» **Your objective**:
State only the number of lines that include "this".

— Start Data to process —

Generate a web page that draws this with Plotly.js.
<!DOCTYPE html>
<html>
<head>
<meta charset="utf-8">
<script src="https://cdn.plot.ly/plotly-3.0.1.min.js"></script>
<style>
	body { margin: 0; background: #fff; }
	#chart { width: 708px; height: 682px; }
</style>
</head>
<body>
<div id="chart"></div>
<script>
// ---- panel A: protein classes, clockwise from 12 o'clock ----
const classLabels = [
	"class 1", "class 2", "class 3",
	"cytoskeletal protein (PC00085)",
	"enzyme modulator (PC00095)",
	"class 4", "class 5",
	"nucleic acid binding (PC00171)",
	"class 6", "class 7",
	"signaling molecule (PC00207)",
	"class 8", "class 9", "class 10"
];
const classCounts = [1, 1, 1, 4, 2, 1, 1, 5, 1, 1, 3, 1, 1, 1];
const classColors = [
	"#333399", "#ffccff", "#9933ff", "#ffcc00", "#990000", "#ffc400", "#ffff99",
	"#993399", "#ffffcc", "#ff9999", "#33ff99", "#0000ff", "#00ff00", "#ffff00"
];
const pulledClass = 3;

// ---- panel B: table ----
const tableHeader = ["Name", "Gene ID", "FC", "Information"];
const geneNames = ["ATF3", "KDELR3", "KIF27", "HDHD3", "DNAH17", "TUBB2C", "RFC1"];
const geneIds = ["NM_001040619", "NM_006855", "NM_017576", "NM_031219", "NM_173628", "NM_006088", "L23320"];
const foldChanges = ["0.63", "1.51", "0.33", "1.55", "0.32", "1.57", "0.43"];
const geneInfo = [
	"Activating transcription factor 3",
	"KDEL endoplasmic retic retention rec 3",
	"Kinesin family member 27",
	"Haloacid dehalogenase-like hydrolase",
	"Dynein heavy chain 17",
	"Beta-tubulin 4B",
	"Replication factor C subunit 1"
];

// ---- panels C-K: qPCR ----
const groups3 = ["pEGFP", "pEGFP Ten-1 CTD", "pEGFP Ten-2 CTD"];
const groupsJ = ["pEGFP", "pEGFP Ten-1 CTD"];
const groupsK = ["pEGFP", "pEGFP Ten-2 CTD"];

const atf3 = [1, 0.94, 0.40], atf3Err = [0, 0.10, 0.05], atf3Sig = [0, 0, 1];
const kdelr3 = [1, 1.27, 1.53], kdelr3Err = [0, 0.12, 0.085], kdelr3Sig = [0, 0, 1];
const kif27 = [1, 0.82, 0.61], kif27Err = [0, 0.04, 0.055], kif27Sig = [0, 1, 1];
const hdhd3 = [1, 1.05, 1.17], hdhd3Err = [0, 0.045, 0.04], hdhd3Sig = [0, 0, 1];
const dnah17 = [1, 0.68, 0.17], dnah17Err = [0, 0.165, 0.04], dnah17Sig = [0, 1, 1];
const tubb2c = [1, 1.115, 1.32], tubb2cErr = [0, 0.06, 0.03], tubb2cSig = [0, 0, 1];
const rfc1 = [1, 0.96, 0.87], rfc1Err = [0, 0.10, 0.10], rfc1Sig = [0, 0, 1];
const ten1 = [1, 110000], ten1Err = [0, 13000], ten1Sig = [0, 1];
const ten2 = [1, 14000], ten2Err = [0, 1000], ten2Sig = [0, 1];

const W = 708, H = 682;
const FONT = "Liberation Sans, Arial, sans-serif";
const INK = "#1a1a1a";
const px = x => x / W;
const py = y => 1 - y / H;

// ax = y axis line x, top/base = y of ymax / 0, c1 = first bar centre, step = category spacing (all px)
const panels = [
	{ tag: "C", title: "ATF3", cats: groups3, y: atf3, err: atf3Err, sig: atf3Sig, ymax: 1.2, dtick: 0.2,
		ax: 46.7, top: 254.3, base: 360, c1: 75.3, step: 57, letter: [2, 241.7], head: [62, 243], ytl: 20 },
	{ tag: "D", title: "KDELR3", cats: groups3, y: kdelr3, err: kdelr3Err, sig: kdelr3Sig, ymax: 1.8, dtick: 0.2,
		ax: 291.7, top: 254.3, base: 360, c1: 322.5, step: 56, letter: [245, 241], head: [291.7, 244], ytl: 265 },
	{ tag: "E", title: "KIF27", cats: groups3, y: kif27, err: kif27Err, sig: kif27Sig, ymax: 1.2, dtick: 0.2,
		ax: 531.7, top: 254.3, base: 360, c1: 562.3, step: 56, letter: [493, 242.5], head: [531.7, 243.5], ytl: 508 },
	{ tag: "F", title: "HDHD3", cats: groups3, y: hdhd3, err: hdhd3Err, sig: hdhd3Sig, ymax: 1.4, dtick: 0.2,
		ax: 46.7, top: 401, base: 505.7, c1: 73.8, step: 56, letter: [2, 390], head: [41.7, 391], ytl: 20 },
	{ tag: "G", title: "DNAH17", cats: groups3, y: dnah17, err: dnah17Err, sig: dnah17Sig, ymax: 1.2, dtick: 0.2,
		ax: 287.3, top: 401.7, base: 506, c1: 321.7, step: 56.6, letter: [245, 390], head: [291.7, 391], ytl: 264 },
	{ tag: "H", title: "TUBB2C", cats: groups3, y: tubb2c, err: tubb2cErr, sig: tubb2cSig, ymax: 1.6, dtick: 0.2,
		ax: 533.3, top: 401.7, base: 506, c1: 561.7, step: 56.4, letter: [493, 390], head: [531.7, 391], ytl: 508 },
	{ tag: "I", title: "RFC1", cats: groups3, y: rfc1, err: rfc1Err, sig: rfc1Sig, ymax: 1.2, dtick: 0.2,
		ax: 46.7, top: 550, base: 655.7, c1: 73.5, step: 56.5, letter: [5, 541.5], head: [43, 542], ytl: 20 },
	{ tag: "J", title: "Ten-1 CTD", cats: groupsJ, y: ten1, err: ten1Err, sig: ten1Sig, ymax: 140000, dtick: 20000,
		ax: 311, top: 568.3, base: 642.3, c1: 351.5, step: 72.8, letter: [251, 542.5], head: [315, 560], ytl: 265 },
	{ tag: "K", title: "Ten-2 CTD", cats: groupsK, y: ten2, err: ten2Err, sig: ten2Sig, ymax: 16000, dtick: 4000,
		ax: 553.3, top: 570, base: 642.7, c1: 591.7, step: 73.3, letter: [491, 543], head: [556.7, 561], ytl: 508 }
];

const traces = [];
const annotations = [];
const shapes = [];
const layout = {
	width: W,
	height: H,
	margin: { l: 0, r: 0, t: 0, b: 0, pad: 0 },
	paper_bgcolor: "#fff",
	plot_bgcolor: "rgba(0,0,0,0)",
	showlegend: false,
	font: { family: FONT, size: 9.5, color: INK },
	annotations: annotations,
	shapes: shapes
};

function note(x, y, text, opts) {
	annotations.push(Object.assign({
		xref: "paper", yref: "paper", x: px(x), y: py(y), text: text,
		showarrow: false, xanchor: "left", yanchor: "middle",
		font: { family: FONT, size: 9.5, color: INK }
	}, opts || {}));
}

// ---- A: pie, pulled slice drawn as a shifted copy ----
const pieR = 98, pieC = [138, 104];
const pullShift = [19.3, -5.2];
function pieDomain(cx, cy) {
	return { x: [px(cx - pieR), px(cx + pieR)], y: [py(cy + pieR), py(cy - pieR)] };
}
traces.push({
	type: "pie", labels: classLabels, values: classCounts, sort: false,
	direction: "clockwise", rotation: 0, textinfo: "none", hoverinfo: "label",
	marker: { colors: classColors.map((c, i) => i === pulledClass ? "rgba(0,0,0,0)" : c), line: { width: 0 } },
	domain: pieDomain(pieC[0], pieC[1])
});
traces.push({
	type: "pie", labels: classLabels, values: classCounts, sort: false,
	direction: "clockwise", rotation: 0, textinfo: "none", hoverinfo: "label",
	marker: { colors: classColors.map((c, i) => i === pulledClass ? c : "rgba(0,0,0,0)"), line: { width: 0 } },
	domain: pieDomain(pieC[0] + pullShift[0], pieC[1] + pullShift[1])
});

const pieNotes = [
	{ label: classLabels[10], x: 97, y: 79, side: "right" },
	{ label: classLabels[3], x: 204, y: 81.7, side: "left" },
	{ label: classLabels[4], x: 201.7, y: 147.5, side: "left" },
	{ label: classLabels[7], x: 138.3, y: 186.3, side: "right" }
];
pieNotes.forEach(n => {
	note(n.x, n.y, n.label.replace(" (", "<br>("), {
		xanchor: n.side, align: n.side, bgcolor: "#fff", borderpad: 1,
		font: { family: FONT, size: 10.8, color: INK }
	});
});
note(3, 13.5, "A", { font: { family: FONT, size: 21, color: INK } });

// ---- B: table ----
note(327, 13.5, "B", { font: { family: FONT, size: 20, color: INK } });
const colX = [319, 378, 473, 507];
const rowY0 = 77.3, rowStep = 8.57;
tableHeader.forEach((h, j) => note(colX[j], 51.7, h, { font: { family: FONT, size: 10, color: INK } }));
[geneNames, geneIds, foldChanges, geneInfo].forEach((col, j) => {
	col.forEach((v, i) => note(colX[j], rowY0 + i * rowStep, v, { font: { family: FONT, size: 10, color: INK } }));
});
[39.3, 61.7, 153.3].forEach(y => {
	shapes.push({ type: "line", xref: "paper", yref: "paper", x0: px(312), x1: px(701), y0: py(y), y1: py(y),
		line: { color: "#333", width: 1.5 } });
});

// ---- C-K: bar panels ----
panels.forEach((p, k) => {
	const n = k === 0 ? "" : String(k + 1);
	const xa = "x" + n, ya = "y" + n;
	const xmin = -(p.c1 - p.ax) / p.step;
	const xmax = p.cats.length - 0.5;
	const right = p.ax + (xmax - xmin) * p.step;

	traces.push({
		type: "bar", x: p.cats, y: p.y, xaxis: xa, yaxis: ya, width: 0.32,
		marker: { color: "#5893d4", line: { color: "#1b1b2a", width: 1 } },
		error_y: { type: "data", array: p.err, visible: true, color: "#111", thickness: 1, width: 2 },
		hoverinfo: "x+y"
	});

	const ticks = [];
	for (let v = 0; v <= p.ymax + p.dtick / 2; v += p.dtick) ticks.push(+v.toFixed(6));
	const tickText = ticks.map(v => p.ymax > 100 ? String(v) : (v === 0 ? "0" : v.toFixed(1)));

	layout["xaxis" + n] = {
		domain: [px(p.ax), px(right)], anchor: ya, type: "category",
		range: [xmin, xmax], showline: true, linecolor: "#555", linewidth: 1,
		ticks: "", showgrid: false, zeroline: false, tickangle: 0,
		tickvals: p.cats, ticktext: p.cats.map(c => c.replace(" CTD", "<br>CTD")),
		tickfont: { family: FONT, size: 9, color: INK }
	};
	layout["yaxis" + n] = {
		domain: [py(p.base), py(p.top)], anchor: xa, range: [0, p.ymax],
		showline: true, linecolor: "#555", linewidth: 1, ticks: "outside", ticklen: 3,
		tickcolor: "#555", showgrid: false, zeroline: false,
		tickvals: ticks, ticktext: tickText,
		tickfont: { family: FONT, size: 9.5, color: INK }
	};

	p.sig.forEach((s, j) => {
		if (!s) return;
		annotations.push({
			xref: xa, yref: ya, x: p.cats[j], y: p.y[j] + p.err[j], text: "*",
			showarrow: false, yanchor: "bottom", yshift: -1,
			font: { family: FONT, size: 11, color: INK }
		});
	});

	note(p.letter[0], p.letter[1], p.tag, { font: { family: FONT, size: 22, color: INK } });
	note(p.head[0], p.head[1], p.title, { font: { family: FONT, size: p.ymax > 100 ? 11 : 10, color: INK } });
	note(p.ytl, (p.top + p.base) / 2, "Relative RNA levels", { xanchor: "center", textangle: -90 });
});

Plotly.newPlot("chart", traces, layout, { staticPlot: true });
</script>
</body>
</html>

— End Data to process —
— Start Data to process —

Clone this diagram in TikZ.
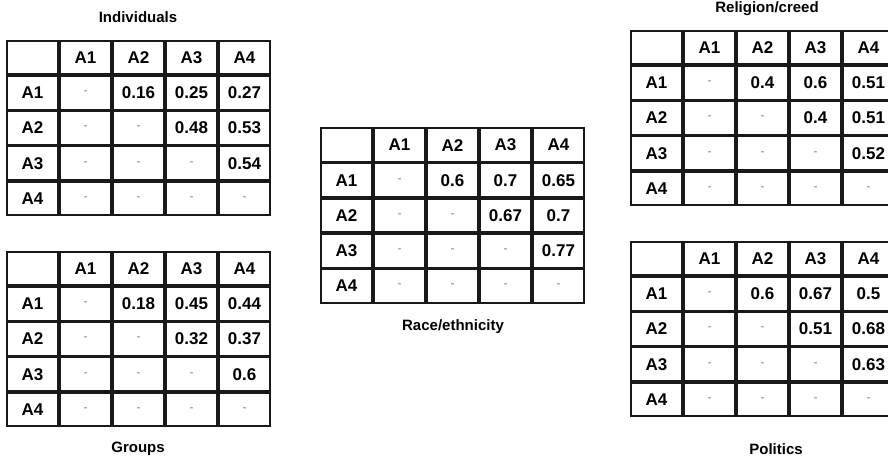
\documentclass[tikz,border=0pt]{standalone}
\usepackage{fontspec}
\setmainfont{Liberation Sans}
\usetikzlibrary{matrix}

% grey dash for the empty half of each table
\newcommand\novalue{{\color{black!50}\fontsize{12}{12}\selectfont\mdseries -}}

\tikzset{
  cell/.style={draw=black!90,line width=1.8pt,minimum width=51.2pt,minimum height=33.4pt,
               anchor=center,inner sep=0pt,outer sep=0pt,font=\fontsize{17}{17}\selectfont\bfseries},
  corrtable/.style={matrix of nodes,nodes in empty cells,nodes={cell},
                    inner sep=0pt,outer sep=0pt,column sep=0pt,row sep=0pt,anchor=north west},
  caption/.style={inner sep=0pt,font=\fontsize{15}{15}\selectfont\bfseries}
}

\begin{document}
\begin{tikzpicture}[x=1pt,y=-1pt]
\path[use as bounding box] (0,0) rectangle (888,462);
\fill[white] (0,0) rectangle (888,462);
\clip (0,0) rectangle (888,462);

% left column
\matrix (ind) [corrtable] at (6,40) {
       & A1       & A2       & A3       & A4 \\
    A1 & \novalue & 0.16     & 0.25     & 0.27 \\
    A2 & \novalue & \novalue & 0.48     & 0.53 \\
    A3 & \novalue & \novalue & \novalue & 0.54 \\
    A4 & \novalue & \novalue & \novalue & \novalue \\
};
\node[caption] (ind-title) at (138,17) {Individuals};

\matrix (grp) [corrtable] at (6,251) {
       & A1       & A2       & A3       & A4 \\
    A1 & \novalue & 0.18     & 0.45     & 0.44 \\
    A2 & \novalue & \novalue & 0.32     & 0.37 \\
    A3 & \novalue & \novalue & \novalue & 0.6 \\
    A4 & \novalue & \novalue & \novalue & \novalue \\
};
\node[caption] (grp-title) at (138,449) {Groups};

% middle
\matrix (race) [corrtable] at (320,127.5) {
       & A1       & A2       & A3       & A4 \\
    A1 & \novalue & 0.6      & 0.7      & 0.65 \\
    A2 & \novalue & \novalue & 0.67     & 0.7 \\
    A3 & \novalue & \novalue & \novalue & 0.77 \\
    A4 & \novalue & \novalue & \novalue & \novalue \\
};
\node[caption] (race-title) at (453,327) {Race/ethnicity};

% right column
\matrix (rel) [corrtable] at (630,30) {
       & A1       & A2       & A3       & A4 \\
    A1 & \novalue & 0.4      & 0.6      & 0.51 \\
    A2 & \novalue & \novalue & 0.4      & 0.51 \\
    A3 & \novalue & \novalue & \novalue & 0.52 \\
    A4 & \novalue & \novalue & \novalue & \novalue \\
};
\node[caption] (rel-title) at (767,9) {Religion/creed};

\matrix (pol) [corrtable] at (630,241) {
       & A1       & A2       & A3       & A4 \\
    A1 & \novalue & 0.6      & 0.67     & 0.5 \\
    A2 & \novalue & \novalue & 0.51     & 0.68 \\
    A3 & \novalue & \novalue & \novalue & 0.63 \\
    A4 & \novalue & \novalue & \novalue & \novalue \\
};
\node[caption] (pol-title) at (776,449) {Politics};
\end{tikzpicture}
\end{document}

— End Data to process —

» **Full output**:
2